REQUIRED WORK
Leave out all pictures and return, exactly as written, the lines from the line containing "Output the web" to the line containing "25000, 31500, 40000, 50000];", both ends kept.
* BEGIN INFORMATION SHOWN *
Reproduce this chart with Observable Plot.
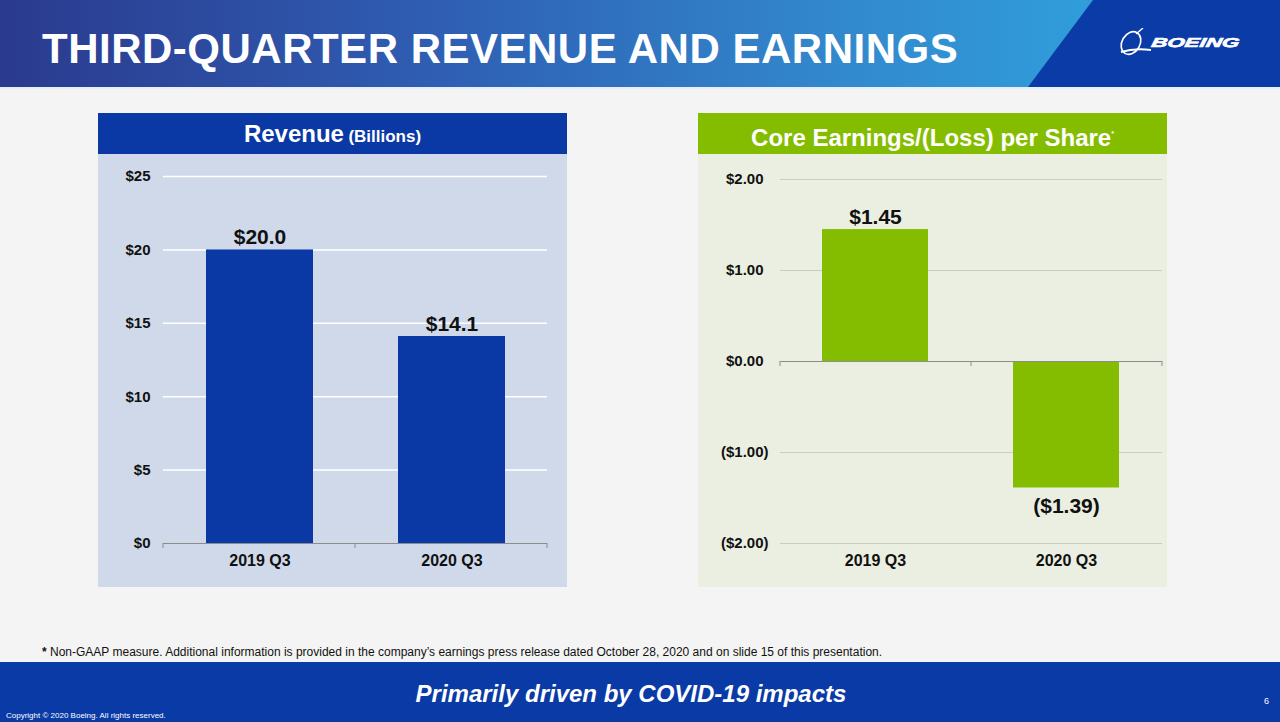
* END INFORMATION SHOWN *
* BEGIN INFORMATION SHOWN *
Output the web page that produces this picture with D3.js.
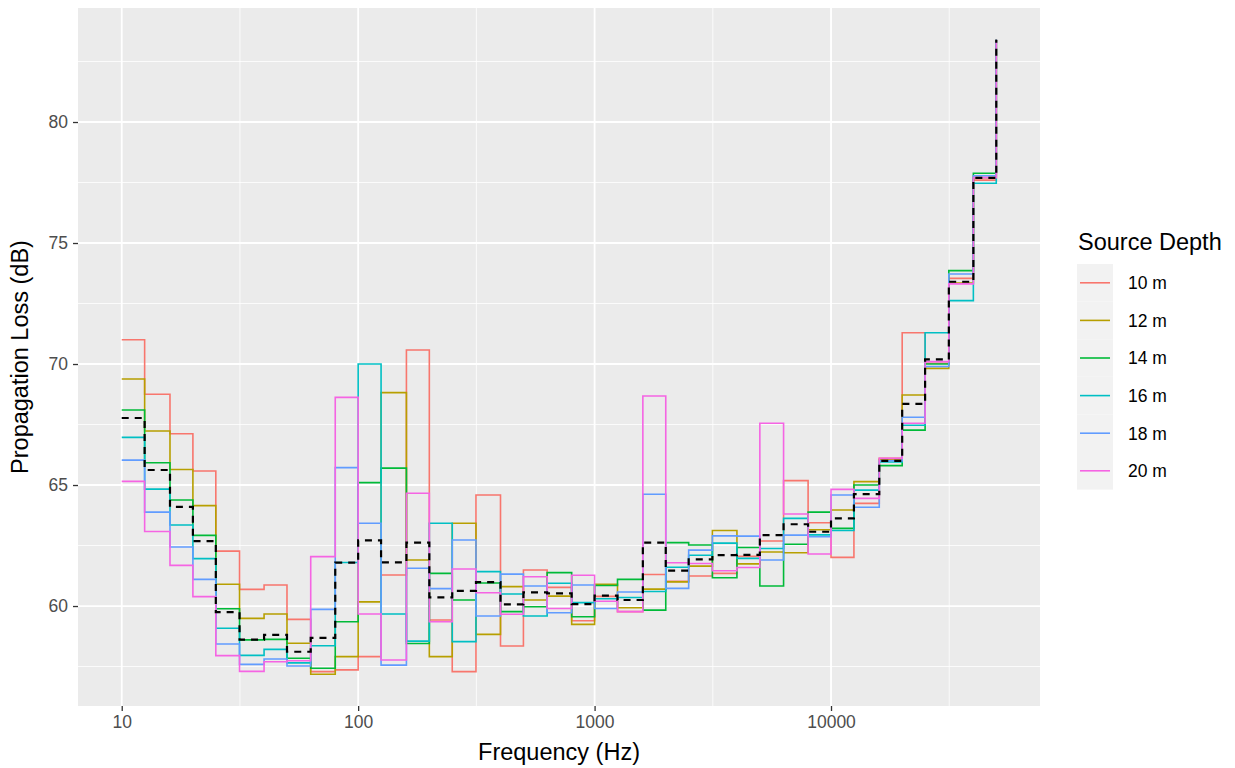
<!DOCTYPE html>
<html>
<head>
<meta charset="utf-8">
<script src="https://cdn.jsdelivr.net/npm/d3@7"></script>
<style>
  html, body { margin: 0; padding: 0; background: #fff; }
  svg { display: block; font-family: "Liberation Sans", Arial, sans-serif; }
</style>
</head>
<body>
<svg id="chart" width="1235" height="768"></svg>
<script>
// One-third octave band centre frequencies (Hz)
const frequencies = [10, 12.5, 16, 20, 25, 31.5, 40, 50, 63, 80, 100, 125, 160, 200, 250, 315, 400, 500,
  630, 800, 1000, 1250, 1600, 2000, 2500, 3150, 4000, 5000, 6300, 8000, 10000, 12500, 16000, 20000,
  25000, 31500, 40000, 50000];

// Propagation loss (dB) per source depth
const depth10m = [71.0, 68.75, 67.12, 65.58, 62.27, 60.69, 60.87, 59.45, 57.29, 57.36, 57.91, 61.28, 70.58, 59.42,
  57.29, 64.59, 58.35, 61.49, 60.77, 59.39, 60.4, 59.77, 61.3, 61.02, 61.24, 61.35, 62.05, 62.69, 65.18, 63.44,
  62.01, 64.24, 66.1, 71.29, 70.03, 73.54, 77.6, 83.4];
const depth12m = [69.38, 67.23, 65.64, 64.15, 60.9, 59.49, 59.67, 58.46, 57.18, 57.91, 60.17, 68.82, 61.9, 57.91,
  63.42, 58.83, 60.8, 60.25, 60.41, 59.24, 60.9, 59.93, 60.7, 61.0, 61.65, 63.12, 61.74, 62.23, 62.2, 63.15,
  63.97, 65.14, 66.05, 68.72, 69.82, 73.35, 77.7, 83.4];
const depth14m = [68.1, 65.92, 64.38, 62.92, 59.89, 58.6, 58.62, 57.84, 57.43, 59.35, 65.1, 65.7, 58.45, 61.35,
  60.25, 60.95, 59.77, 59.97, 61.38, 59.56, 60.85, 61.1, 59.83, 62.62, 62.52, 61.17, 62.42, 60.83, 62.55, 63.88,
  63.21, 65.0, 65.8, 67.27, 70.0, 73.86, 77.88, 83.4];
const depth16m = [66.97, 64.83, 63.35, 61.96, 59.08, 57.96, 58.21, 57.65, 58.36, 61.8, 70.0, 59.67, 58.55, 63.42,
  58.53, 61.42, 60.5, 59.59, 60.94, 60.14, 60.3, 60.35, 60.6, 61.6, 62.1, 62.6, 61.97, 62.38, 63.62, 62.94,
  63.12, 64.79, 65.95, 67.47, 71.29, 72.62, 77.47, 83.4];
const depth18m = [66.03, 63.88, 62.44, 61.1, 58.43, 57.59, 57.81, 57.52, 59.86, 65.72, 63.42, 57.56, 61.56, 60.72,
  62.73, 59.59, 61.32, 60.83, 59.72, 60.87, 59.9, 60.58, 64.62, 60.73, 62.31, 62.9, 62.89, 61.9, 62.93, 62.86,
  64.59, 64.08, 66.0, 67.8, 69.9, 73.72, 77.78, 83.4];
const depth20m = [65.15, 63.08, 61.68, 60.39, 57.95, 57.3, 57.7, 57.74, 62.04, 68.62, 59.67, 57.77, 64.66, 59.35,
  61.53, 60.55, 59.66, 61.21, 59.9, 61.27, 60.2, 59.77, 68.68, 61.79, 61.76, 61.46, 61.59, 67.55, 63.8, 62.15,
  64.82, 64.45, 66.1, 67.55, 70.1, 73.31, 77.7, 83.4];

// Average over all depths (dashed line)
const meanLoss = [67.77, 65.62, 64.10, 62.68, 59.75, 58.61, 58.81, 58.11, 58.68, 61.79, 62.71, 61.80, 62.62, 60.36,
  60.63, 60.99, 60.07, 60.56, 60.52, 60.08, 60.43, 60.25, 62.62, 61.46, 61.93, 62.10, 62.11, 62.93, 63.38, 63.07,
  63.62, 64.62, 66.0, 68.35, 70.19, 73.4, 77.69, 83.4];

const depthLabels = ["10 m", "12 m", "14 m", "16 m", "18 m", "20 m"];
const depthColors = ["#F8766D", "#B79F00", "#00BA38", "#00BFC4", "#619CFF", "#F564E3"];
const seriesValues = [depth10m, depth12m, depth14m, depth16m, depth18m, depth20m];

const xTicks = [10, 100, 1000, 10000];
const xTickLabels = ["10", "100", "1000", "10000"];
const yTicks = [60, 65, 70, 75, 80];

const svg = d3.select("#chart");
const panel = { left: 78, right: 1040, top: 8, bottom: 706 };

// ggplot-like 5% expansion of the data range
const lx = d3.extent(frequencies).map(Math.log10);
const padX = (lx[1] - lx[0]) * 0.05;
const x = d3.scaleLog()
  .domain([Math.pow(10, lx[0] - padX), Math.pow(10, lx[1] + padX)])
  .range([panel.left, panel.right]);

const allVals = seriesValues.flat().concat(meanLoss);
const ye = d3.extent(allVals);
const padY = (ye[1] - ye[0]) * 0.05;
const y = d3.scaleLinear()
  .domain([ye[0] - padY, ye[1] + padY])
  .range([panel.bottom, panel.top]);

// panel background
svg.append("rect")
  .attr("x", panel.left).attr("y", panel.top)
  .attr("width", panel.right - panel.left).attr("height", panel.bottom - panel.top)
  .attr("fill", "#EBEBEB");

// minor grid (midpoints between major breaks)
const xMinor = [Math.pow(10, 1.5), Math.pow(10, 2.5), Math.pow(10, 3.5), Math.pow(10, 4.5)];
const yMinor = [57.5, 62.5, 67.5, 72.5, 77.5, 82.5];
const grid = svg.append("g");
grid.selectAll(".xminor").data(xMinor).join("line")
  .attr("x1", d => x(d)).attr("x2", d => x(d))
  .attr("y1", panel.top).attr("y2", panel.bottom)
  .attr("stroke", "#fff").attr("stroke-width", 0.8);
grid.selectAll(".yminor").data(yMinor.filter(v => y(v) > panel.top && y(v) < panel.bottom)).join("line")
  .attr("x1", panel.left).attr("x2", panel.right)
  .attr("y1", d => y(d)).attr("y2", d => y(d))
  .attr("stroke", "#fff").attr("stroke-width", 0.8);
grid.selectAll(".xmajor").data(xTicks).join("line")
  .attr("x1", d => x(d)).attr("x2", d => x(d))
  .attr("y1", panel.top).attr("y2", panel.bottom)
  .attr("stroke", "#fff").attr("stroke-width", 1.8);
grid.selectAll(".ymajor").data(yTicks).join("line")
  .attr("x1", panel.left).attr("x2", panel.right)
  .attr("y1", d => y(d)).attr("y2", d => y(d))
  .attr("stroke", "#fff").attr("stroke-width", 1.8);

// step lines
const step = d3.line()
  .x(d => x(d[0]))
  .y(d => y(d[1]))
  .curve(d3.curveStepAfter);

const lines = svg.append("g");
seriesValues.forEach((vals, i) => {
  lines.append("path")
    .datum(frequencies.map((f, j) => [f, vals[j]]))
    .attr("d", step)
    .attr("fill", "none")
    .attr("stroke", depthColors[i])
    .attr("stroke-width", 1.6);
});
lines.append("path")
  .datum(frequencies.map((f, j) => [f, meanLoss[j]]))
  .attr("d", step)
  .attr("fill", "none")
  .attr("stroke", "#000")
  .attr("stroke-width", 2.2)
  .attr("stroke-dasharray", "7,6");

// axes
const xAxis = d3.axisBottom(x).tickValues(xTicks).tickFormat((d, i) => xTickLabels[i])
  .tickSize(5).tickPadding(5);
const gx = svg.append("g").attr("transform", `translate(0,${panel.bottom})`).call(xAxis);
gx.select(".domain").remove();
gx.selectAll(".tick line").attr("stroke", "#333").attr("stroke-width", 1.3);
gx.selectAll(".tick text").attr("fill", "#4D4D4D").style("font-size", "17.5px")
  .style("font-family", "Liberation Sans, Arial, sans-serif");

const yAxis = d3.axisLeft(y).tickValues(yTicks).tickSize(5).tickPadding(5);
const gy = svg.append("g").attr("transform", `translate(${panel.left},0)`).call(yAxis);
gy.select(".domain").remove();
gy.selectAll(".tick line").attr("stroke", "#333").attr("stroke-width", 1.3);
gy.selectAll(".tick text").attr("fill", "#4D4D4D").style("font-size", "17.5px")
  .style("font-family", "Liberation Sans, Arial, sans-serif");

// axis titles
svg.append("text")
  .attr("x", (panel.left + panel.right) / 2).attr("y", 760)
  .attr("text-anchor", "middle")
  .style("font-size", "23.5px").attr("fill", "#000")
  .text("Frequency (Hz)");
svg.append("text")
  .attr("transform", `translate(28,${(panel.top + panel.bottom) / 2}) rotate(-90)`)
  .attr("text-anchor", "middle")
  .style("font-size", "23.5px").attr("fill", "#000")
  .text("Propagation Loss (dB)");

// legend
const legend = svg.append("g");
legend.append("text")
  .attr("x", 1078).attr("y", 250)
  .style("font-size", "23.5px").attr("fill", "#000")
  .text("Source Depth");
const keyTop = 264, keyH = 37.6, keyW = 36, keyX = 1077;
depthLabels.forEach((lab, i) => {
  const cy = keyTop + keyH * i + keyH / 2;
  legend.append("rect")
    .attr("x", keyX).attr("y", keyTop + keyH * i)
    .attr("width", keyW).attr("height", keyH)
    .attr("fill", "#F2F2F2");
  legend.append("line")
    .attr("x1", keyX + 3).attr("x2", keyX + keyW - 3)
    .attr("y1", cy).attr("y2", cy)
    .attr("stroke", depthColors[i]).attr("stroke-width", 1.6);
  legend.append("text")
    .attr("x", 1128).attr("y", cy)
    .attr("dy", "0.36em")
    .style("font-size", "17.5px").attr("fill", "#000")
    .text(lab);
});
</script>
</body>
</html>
* END INFORMATION SHOWN *
* BEGIN INFORMATION SHOWN *
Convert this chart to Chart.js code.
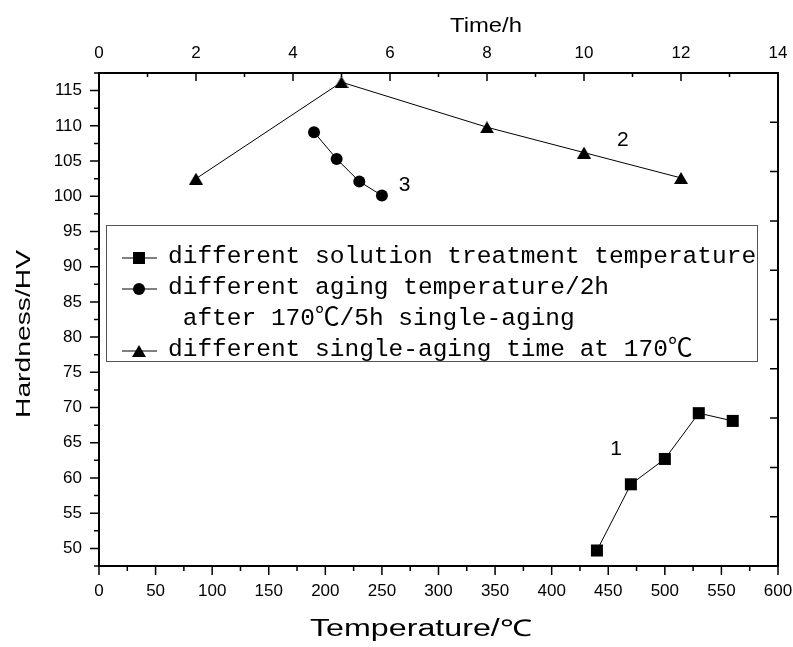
* END INFORMATION SHOWN *
SOLUTION TO THIS TASK
Output the web page that produces this picture with D3.js.
<!DOCTYPE html>
<html>
<head>
<meta charset="utf-8">
<script src="https://cdn.jsdelivr.net/npm/d3@7"></script>
<style>
  html, body { margin: 0; padding: 0; background: #fff; }
  svg { display: block; font-family: "Liberation Sans", Arial, sans-serif; }
</style>
</head>
<body>
<svg id="chart" width="1235" height="768"></svg>
<script>
// One-third octave band centre frequencies (Hz)
const frequencies = [10, 12.5, 16, 20, 25, 31.5, 40, 50, 63, 80, 100, 125, 160, 200, 250, 315, 400, 500,
  630, 800, 1000, 1250, 1600, 2000, 2500, 3150, 4000, 5000, 6300, 8000, 10000, 12500, 16000, 20000,
  25000, 31500, 40000, 50000];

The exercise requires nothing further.